*THE PROBLEM*: Please return exactly the run of lines that begins with the line containing "Generate a component" and ends with the line containing "const softYears = [1821, 1866, 1872, 1936, 1968, 2006];", pictures excluded.

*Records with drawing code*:
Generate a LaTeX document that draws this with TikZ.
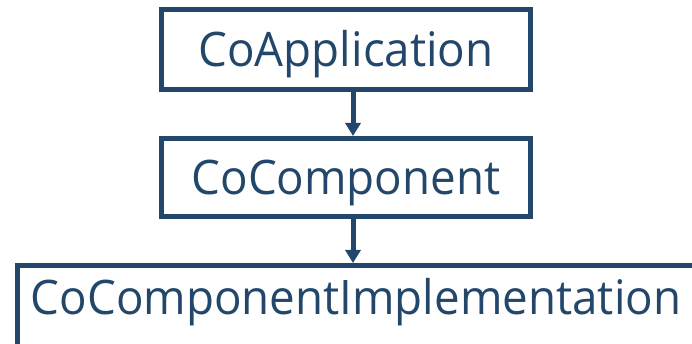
\documentclass[tikz,border=0pt]{standalone}
\usepackage{fontspec}
\setmainfont{Open Sans}[FakeStretch=0.96]
\usepackage{tikz}
\usetikzlibrary{arrows.meta}
\definecolor{boxblue}{RGB}{35,71,107}
\tikzset{
  cls/.style={draw=boxblue,line width=5pt,text=boxblue,
    font=\fontsize{47.6}{50}\selectfont,
    text height=34pt,text depth=0pt,inner sep=0pt},
}

\begin{document}
\begin{tikzpicture}[x=1pt,y=-1pt]
    \useasboundingbox (0,0) rectangle (692,344);
    \clip (0,0) rectangle (692,344);
    \node[cls,minimum width=369pt,minimum height=80pt] (1) at (346,49.5) {CoApplication};
    \node[cls,minimum width=369pt,minimum height=78pt] (2) at (346,177.5) {CoComponent};
    \node[cls,minimum width=677pt,minimum height=100pt,text depth=36pt] (3) at (356,315.5) {CoComponentImplementation};

    \path[boxblue,line width=5pt,-{Triangle[width=15pt,length=13pt]}]
    ([xshift=7pt]1.south) edge ([xshift=7pt]2.north)
    ([xshift=7pt]2.south) edge ([xshift=-3pt]3.north)
    ;
  \end{tikzpicture}
\end{document}
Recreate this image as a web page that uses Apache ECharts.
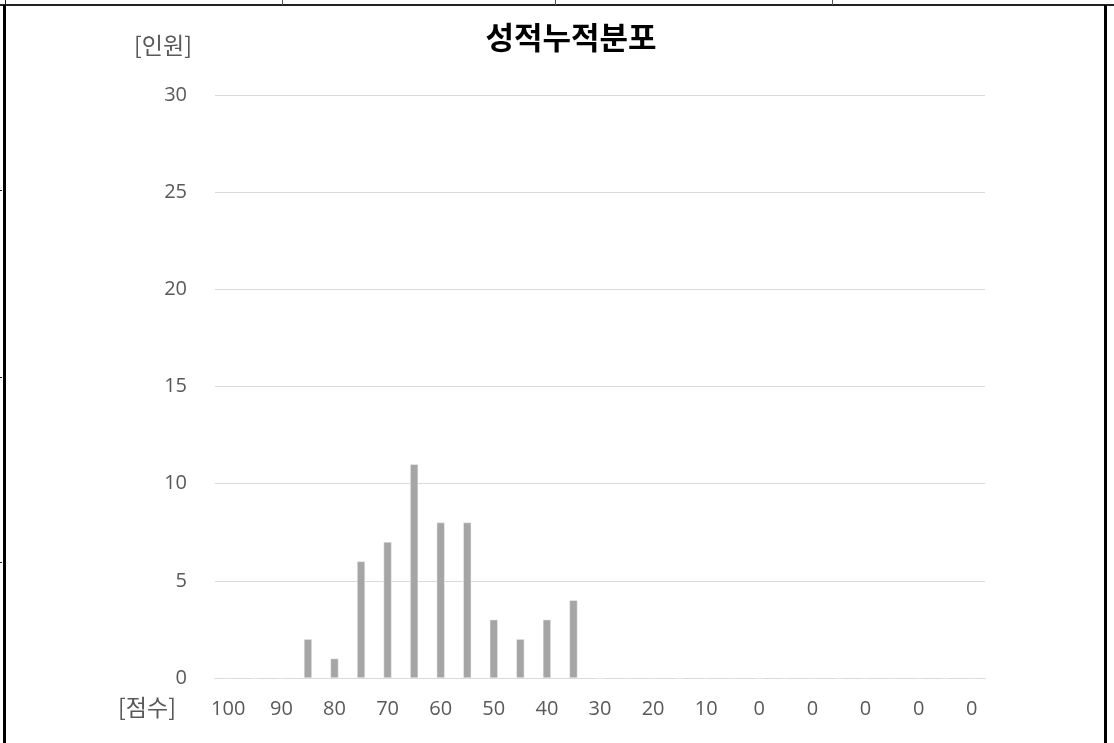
<!DOCTYPE html>
<html>
<head>
<meta charset="utf-8">
<script src="https://cdn.jsdelivr.net/npm/echarts@6/dist/echarts.min.js"></script>
<style>
html,body{margin:0;padding:0;background:#fff;}
#wrap{position:relative;width:1114px;height:743px;overflow:hidden;}
#chart{position:absolute;left:0;top:0;width:1114px;height:743px;}
.ln{position:absolute;background:#222;}
</style>
</head>
<body>
<div id="wrap">
<div id="chart"></div>
<div class="ln" style="left:0;top:4px;width:1114px;height:2px;"></div>
<div class="ln" style="left:3px;top:5px;width:3px;height:738px;background:#000;"></div>
<div class="ln" style="left:1104px;top:5px;width:3px;height:738px;background:#000;"></div>
<div class="ln" style="left:5px;top:0;width:1px;height:5px;"></div>
<div class="ln" style="left:282px;top:0;width:1px;height:5px;background:#555;"></div>
<div class="ln" style="left:555px;top:0;width:1px;height:5px;background:#555;"></div>
<div class="ln" style="left:832px;top:0;width:1px;height:5px;background:#555;"></div>
<div class="ln" style="left:0;top:190px;width:2px;height:1px;"></div>
<div class="ln" style="left:0;top:377px;width:2px;height:1px;"></div>
<div class="ln" style="left:0;top:562px;width:2px;height:1px;"></div>
</div>
<script>
var categories = ['100','95','90','85','80','75','70','65','60','55','50','45','40','35','30','25','20','15','10','5','0','0','0','0','0','0','0','0','0'];
var counts = [0,0,0,2,1,6,7,11,8,8,3,2,3,4,0,0,0,0,0,0,0,0,0,0,0,0,0,0,0];
var yTicks = [0,5,10,15,20,25,30];

var chart = echarts.init(document.getElementById('chart'));
var kfont = '"Noto Sans CJK KR", "Noto Sans", sans-serif';
var nfont = '"Open Sans", "Noto Sans", sans-serif';
chart.setOption({
  animation: false,
  grid: {left: 215, right: 129, top: 95, bottom: 65, containLabel: false},
  xAxis: {
    type: 'category',
    data: categories,
    axisLine: {show: true, lineStyle: {color: '#d9d9d9', width: 1}},
    axisTick: {show: false},
    axisLabel: {interval: 1, color: '#595959', fontSize: 20, fontFamily: nfont, margin: 21}
  },
  yAxis: {
    type: 'value',
    min: yTicks[0],
    max: yTicks[yTicks.length - 1],
    interval: 5,
    axisLine: {show: false},
    axisTick: {show: false},
    splitLine: {lineStyle: {color: '#d9d9d9', width: 1}},
    axisLabel: {color: '#595959', fontSize: 20, fontFamily: nfont, margin: 28}
  },
  series: [{
    type: 'bar',
    data: counts,
    barWidth: 8,
    itemStyle: {color: '#a5a5a5', borderColor: '#f2f2f2', borderWidth: 0.5}
  }],
  graphic: [
    {type: 'text', x: 571, y: 37, style: {text: '성적누적분포', font: 'bold 31px ' + kfont, fill: '#000', align: 'center', verticalAlign: 'middle'}},
    {type: 'text', x: 163, y: 45, style: {text: '[인원]', font: '23px ' + kfont, fill: '#595959', align: 'center', verticalAlign: 'middle'}},
    {type: 'text', x: 147, y: 707, style: {text: '[점수]', font: '23px ' + kfont, fill: '#595959', align: 'center', verticalAlign: 'middle'}}
  ]
});
</script>
</body>
</html>
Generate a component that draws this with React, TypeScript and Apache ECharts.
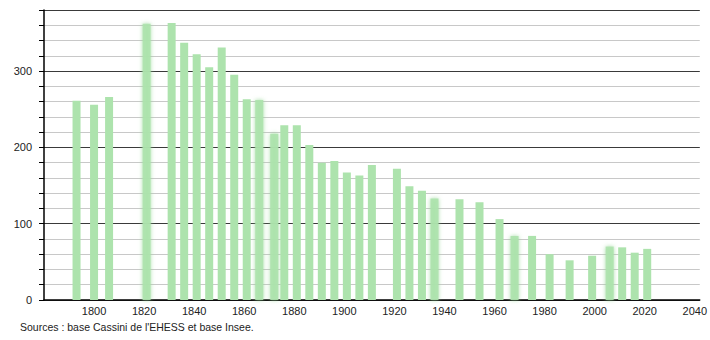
import React, { useEffect, useRef } from "react";
import * as echarts from "echarts";

const years = [
  1793, 1800, 1806, 1821, 1831, 1836, 1841, 1846, 1851, 1856, 1861, 1866, 1872,
  1876, 1881, 1886, 1891, 1896, 1901, 1906, 1911, 1921, 1926, 1931, 1936, 1946,
  1954, 1962, 1968, 1975, 1982, 1990, 1999, 2006, 2011, 2016, 2021,
];
const population = [
  261, 256, 266, 362, 363, 337, 322, 305, 331, 295, 263, 262, 218,
  229, 229, 203, 180, 182, 167, 163, 177, 172, 149, 143, 133, 132,
  128, 106, 84, 84, 60, 52, 58, 70, 69, 62, 67,
];
const xTickLabels = ["1800", "1820", "1840", "1860", "1880", "1900", "1920", "1940", "1960", "1980", "2000", "2020", "2040"];
const yTickLabels = ["0", "100", "200", "300"];
const sourceText = "Sources : base Cassini de l'EHESS et base Insee.";

const softYears = [1821, 1866, 1872, 1936, 1968, 2006];

export default function App() {
  const ref = useRef<HTMLDivElement>(null);
  useEffect(() => {
    document.body.style.margin = "0";
    if (!ref.current) return;
    const chart = echarts.init(ref.current, null, { renderer: "svg" });
    const barColor = "#ade3ad";
    const font = "'Liberation Sans', Arial, sans-serif";
    chart.setOption({
      animation: false,
      backgroundColor: "#ffffff",
      grid: { left: 44, right: 10, top: 10, bottom: 40, containLabel: false },
      xAxis: {
        type: "value",
        min: 1780,
        max: 2042,
        interval: 20,
        axisLine: { show: true, onZero: false, lineStyle: { color: "#000", width: 1.5 } },
        axisTick: { show: false },
        splitLine: { show: false },
        axisLabel: {
          color: "#222",
          fontSize: 11,
          fontFamily: font,
          margin: 5,
          showMinLabel: false,
          showMaxLabel: false,
          formatter: (v: number) => (xTickLabels.includes(String(v)) ? String(v) : ""),
        },
      },
      yAxis: [
        {
          type: "value",
          min: 0,
          max: 380,
          interval: 20,
          axisLine: { show: true, lineStyle: { color: "#000", width: 1.5 } },
          axisTick: { show: true, inside: false, length: 5, lineStyle: { color: "#000" } },
          splitLine: { show: true, lineStyle: { color: "#c8c8c8", width: 1 } },
          axisLabel: {
            color: "#222",
            fontSize: 11,
            fontFamily: font,
            margin: 12,
            formatter: (v: number) => (yTickLabels.includes(String(v)) ? String(v) : ""),
          },
        },
        {
          type: "value",
          min: 0,
          max: 380,
          interval: 100,
          position: "left",
          axisLine: { show: false },
          axisTick: { show: false },
          axisLabel: { show: false },
          splitLine: { show: true, lineStyle: { color: "#3a3a3a", width: 1 } },
        },
      ],
      series: [
        {
          type: "bar",
          yAxisIndex: 0,
          barWidth: 8,
          z: 3,
          data: years.map((y, i) => {
            const soft = softYears.includes(y);
            return {
              value: [y, population[i]],
              itemStyle: soft
                ? { color: barColor, opacity: 0.9, shadowBlur: 4, shadowColor: "rgba(150,215,150,0.9)" }
                : { color: barColor },
            };
          }),
        },
      ],
      graphic: [
        {
          type: "text",
          left: 20,
          top: 321,
          style: { text: sourceText, fill: "#222", font: `10.5px ${font}` },
        },
      ],
    });
    return () => chart.dispose();
  }, []);
  return <div ref={ref} style={{ width: 710, height: 340 }} />;
}
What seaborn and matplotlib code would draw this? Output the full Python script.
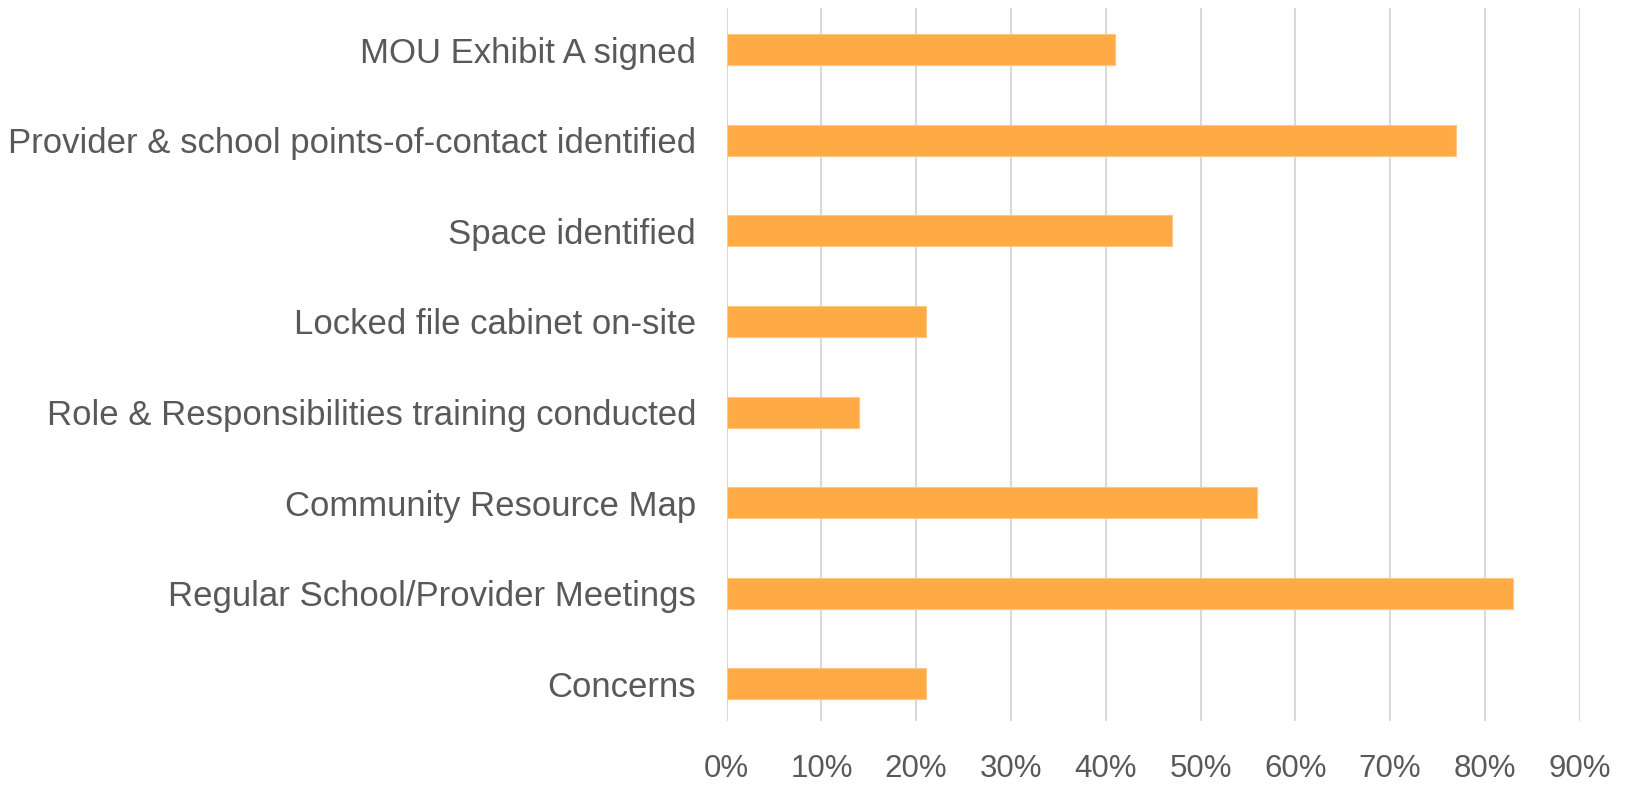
import matplotlib
matplotlib.use("Agg")
import matplotlib.pyplot as plt
import seaborn as sns
import pandas as pd
from matplotlib.ticker import FuncFormatter

categories = [
    "MOU Exhibit A signed",
    "Provider & school points-of-contact identified",
    "Space identified",
    "Locked file cabinet on-site",
    "Role & Responsibilities training conducted",
    "Community Resource Map",
    "Regular School/Provider Meetings",
    "Concerns",
]
values = [0.41, 0.77, 0.47, 0.21, 0.14, 0.56, 0.83, 0.21]
tick_values = [0.0, 0.1, 0.2, 0.3, 0.4, 0.5, 0.6, 0.7, 0.8, 0.9]

df = pd.DataFrame({"category": categories, "value": values})

sns.set_theme(style="white")
plt.rcParams["font.family"] = ["Liberation Sans", "DejaVu Sans"]

fig = plt.figure(figsize=(16.27, 7.87), dpi=100)
ax = fig.add_axes([0.4466, 0.0839, 0.5243, 0.9056])

sns.barplot(data=df, y="category", x="value", color="#FFAB45", width=0.343,
            saturation=1, edgecolor="#FFC684", linewidth=0.8, ax=ax, zorder=3)

ax.set_xlim(0, 0.9)
ax.set_xticks(tick_values)
ax.xaxis.set_major_formatter(FuncFormatter(lambda v, p: f"{round(v*100)}%"))
ax.grid(axis="x", color="#D9D9D9", linewidth=1.5, zorder=0)
ax.set_axisbelow(True)
for s in ax.spines.values():
    s.set_visible(False)
ax.set_xlabel("")
ax.set_ylabel("")
ax.tick_params(axis="x", colors="#595959", labelsize=22.5, length=0, pad=24)
ax.tick_params(axis="y", colors="#595959", labelsize=25, length=0, pad=22)
ax.set_ylim(7.41, -0.458)

fig.savefig("out.png", dpi=100, facecolor="white")
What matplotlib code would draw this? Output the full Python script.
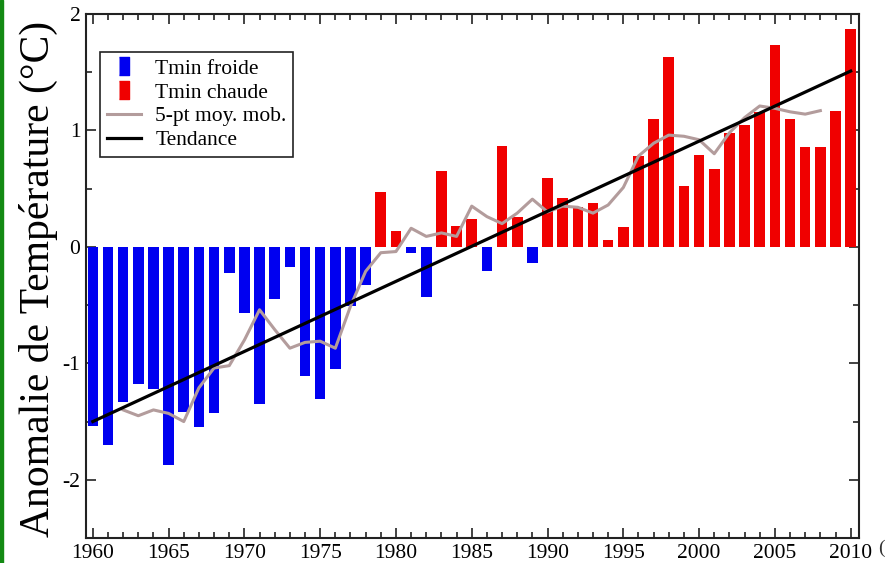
import numpy as np
import matplotlib
matplotlib.use("Agg")
import matplotlib.pyplot as plt
from matplotlib.lines import Line2D
from matplotlib.patches import Rectangle
from matplotlib.ticker import MultipleLocator

plt.rcParams["font.family"] = ["Liberation Serif", "DejaVu Serif"]
plt.rcParams["axes.unicode_minus"] = False

# Annual Tmin anomalies (°C)
years = list(range(1960, 2011))
anomalies = [
    -1.54, -1.70, -1.33, -1.18, -1.22, -1.87, -1.42, -1.55, -1.43, -0.22,
    -0.57, -1.35, -0.45, -0.17, -1.11, -1.31, -1.05, -0.51, -0.33, 0.47,
    0.14, -0.05, -0.43, 0.65, 0.18, 0.24, -0.21, 0.87, 0.26, -0.14,
    0.59, 0.42, 0.34, 0.38, 0.06, 0.17, 0.78, 1.10, 1.63, 0.52,
    0.79, 0.67, 0.98, 1.05, 1.16, 1.73, 1.10, 0.86, 0.86, 1.17,
    1.87,
]

# 5-point running mean
ma_years = list(range(1962, 2009))
ma_values = [
    -1.40, -1.45, -1.40, -1.43, -1.50, -1.21, -1.04, -1.02, -0.80, -0.54,
    -0.71, -0.87, -0.82, -0.81, -0.87, -0.51, -0.21, -0.05, -0.04, 0.16,
    0.09, 0.12, 0.09, 0.35, 0.26, 0.20, 0.29, 0.41, 0.30, 0.35,
    0.34, 0.29, 0.36, 0.51, 0.78, 0.89, 0.96, 0.95, 0.92, 0.80,
    0.98, 1.11, 1.21, 1.19, 1.16, 1.14, 1.17,
]

# Linear trend end points
trend_years = [1960, 2010]
trend_values = [-1.50, 1.51]

BLUE = "#0000f0"
RED = "#f00000"
GREY = "#b39c9c"

fig = plt.figure(figsize=(8.86, 5.63), dpi=100)
ax = fig.add_axes([86 / 886, 1 - 538 / 563, 773 / 886, 524 / 563])

yrs = np.array(years)
vals = np.array(anomalies)
cold = vals < 0
ax.bar(yrs[cold], vals[cold], width=0.7, color=BLUE, zorder=2)
ax.bar(yrs[~cold], vals[~cold], width=0.7, color=RED, zorder=2)

ax.plot(ma_years, ma_values, color=GREY, lw=2.2, zorder=3)
ax.plot(trend_years, trend_values, color="black", lw=2.3, zorder=4)

ax.set_xlim(1959.55, 2010.55)
ax.set_ylim(-2.5, 2)
ax.xaxis.set_major_locator(MultipleLocator(5))
ax.xaxis.set_minor_locator(MultipleLocator(1))
ax.yaxis.set_major_locator(MultipleLocator(1))
ax.yaxis.set_minor_locator(MultipleLocator(0.5))
ax.set_yticks([-2, -1, 0, 1, 2])
ax.set_yticklabels(["-2", "-1", "0", "1", "2"])

ax.tick_params(which="both", direction="in", top=True, right=True,
               labelsize=15.5, width=1.2, color="#222222")
ax.tick_params(which="major", length=7, pad=4)
ax.tick_params(which="minor", length=4)
for s in ax.spines.values():
    s.set_linewidth(1.5)
    s.set_color("#222222")

ax.set_ylabel("Anomalie de Température (°C)", fontsize=30)
ax.yaxis.set_label_coords(-0.036, 0.494)

rect_marker = [(-0.28, -0.5), (0.28, -0.5), (0.28, 0.5), (-0.28, 0.5)]
handles = [
    Line2D([], [], ls="none", marker=rect_marker, markersize=13,
           markerfacecolor=BLUE, markeredgecolor=BLUE),
    Line2D([], [], ls="none", marker=rect_marker, markersize=13,
           markerfacecolor=RED, markeredgecolor=RED),
    Line2D([], [], color=GREY, lw=2.2),
    Line2D([], [], color="black", lw=2.3),
]
labels = ["Tmin froide", "Tmin chaude", "5-pt moy. mob.", "Tendance"]
leg = ax.legend(handles, labels, loc="upper left",
                bbox_to_anchor=((100 - 86) / 773, (538 - 52) / 524),
                borderaxespad=0, fancybox=False, framealpha=1,
                edgecolor="#222222", fontsize=15.5, handlelength=1.6,
                handletextpad=0.65, labelspacing=0.17, borderpad=0.32)
leg.get_frame().set_linewidth(1.2)

# green border strip on the left edge
fig.patches.append(Rectangle((0, 0), 3 / 886, 1, transform=fig.transFigure,
                             color="#138a13", zorder=10))
fig.text(878 / 886, 1 - 548 / 563, "(", fontsize=14, color="#333333",
         va="center", ha="left")

fig.savefig("out.png", dpi=100)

*RESULT OF THE EXERCISE*:
Generate a component that draws this with React, TypeScript and Apache ECharts.
import React, { useEffect, useRef } from "react";
import * as echarts from "echarts";

const years = [
  1793, 1800, 1806, 1821, 1831, 1836, 1841, 1846, 1851, 1856, 1861, 1866, 1872,
  1876, 1881, 1886, 1891, 1896, 1901, 1906, 1911, 1921, 1926, 1931, 1936, 1946,
  1954, 1962, 1968, 1975, 1982, 1990, 1999, 2006, 2011, 2016, 2021,
];
const population = [
  261, 256, 266, 362, 363, 337, 322, 305, 331, 295, 263, 262, 218,
  229, 229, 203, 180, 182, 167, 163, 177, 172, 149, 143, 133, 132,
  128, 106, 84, 84, 60, 52, 58, 70, 69, 62, 67,
];
const xTickLabels = ["1800", "1820", "1840", "1860", "1880", "1900", "1920", "1940", "1960", "1980", "2000", "2020", "2040"];
const yTickLabels = ["0", "100", "200", "300"];
const sourceText = "Sources : base Cassini de l'EHESS et base Insee.";

const softYears = [1821, 1866, 1872, 1936, 1968, 2006];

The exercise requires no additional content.